Android 16 QPR2 adds an SELinux macro to harden kernel drivers. This macro blocks restricted IOCTLs in production, such as deprecated IOCTLs or those for kernel driver development. It also limits IOCTLs for driver profiling to shell or debuggable apps. Use this macro to enhance your device's security.

Implementation

To harden your device with fine-grained syscall filtering, call the set_xperm_filter macro in your device's SEPolicy, for example:

# set_xperm_filter(target_context, allowed_target, unpriv_ioctls, restricted_ioctls, instrumentation_ioctls)
# Allow targets to harden their IOCTL interfaces by specifying
# unprivileged, blocked, and instrumentation-specific IOCTLs for appdomain.
#
# Parameters:
#   target_context: The target context to apply the filter to.
#   allowed_target: Additional `appdomain` target to exempt from hardened policy.
#     Allows for an allowlist of services, or gating by a target SDK.
#   unpriv_ioctls: IOCTLs to allow across appdomain.
#   restricted_ioctls: IOCTLs to deny across appdomain.
#   instrumentation_ioctls: IOCTLs intended to be used in development.
#     IOCTLs will be allowed from `shell` or `debuggable` applications.

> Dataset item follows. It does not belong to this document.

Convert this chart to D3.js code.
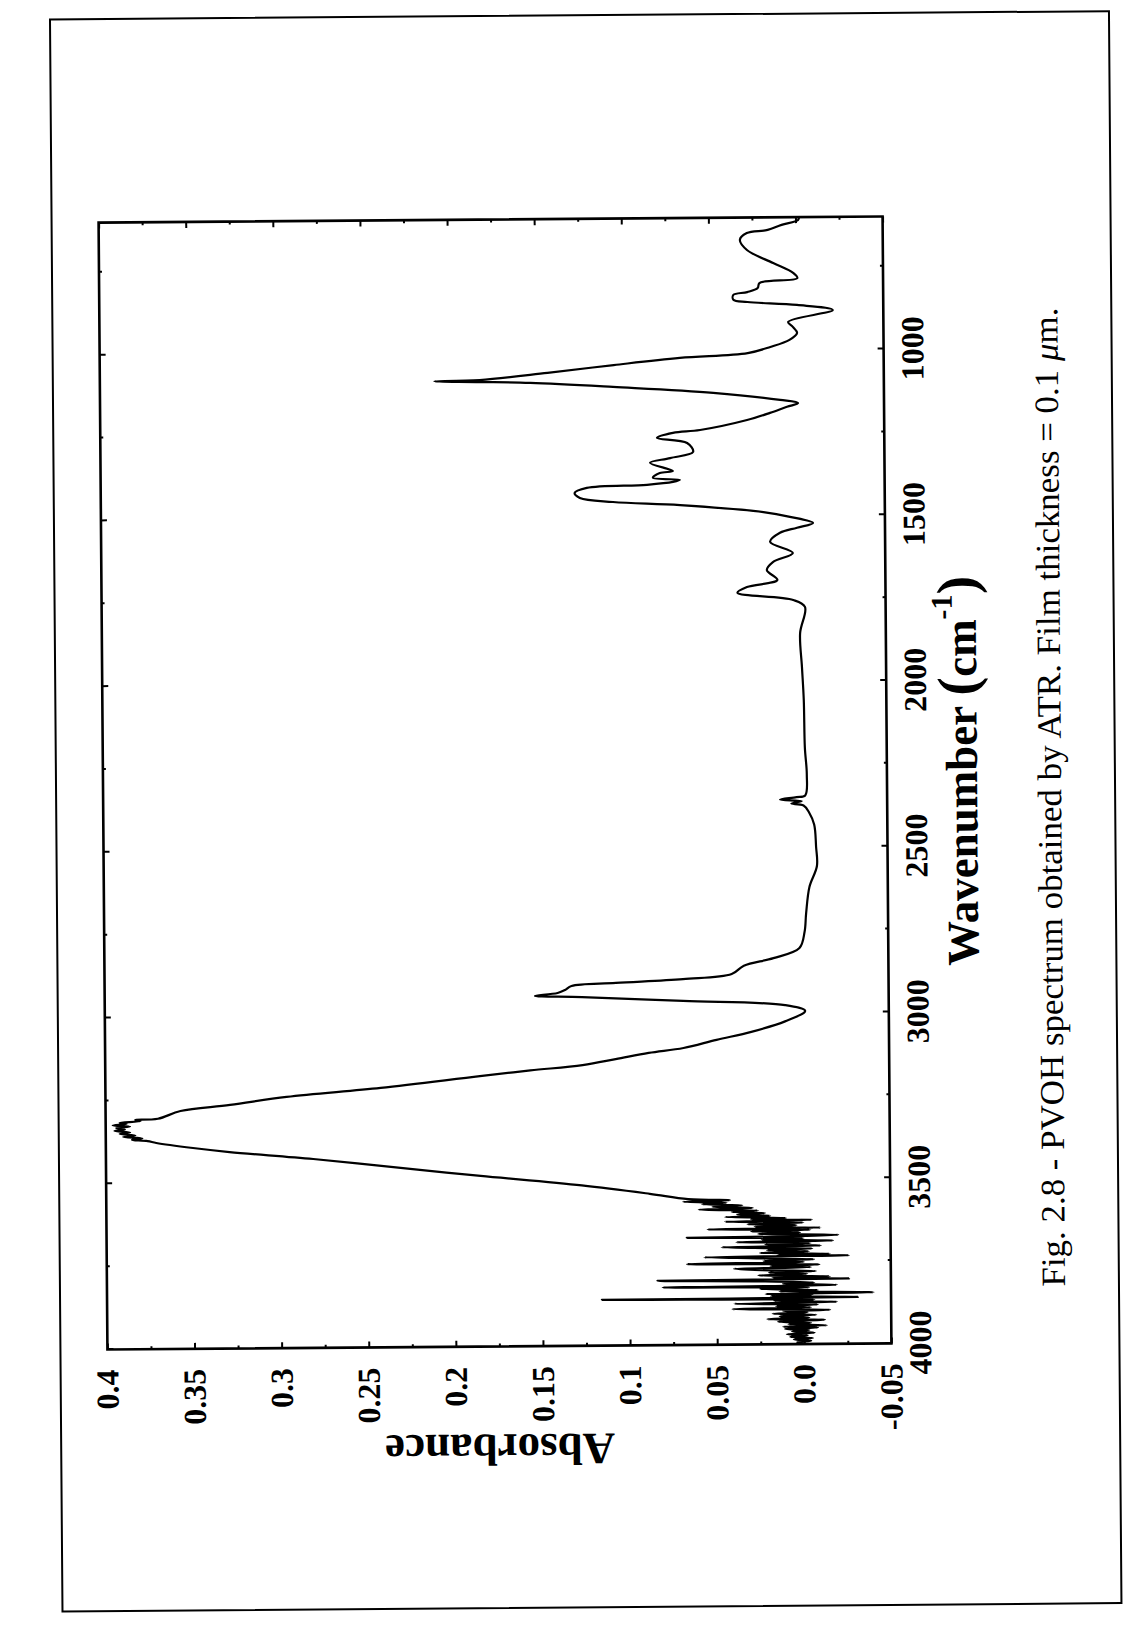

define(`unpriv_gpu_ioctls', `0x0000, 0x0001, 0x0002')
define(`restricted_ioctls', `0x1110, 0x1111, 0x1112')
define(`instrumentation_gpu_ioctls', `0x2220, 0x2221, 0x2222')
set_xperm_filter(
  gpu_device,
  untrusted_app_sdk_gate,
  unpriv_ioctls,
  restricted_ioctls,
  instrumentation_ioctls)

The macro definition for set_xperm_filter is in system/sepolicy/public/te_macros.

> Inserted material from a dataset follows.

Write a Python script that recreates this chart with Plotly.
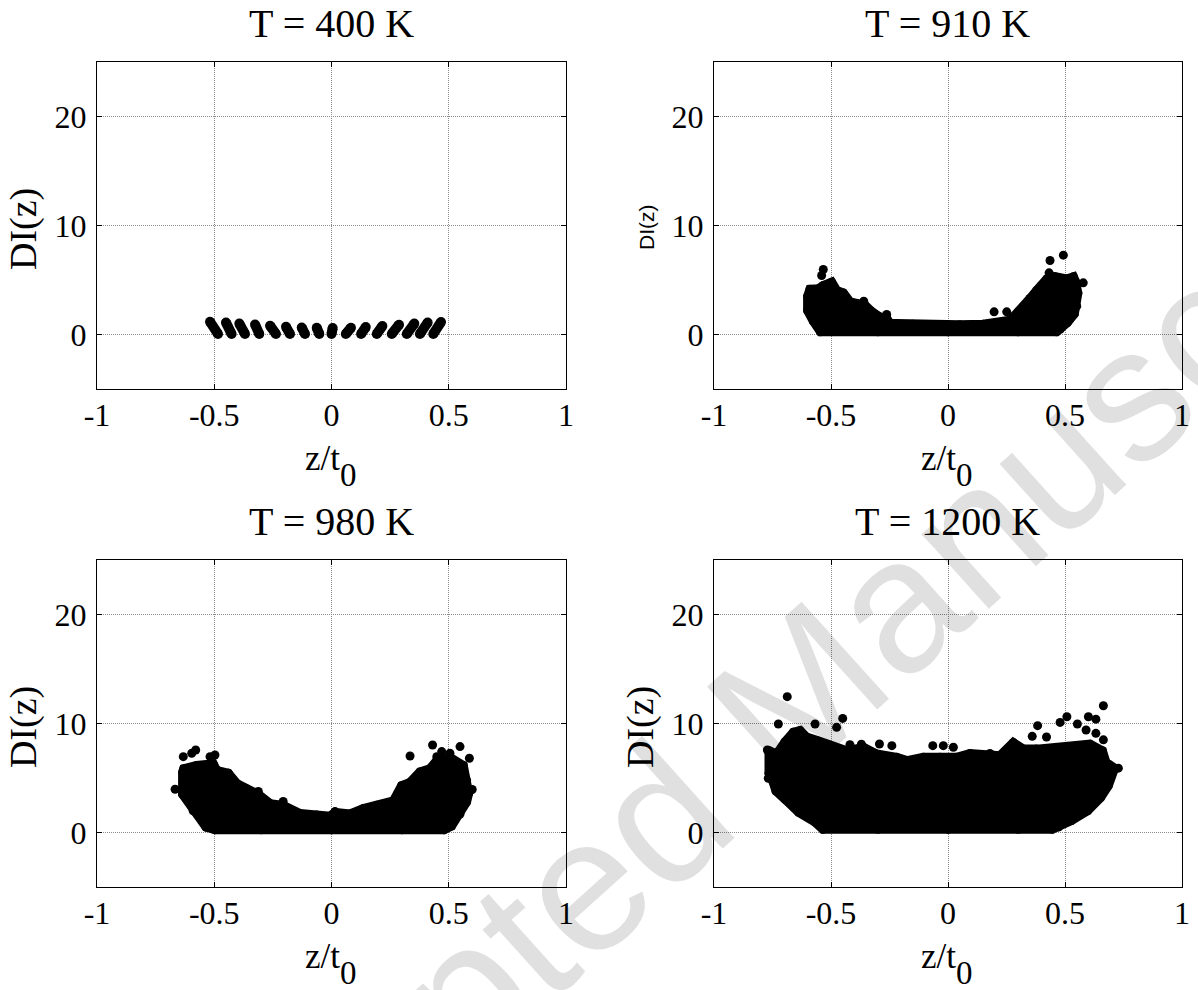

The macro allows unpriv_ioctls, blocks restricted_ioctls, and limits instrumentation_ioctls to the shell process or debuggable apps. The filter applies to applications that start from a specified target_sdk.

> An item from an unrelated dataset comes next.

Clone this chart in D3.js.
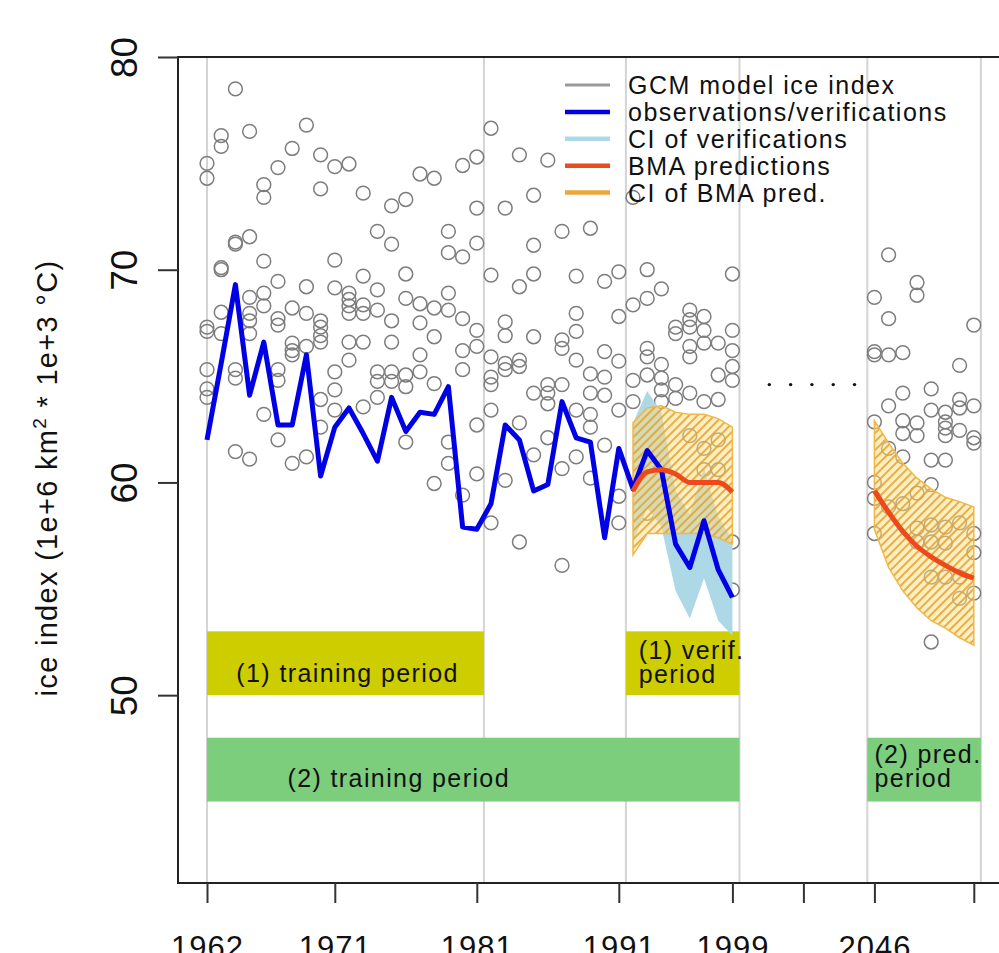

This feature has been implemented on Pixel devices utilizing the Mali GPU (Pixel 6-9). Arm has provided official categorization of their IOCTLs in Documentation/ioctl-categories.rst of their r54p2 release. This list will continue to be maintained in future driver releases.

Test

Do the following to verify the kernel driver's behavior:

  • Check that the driver doesn't block legitimate application IOCTLs and,

  • Verify that untrusted applications can't execute instrumentation and restricted IOCTLs.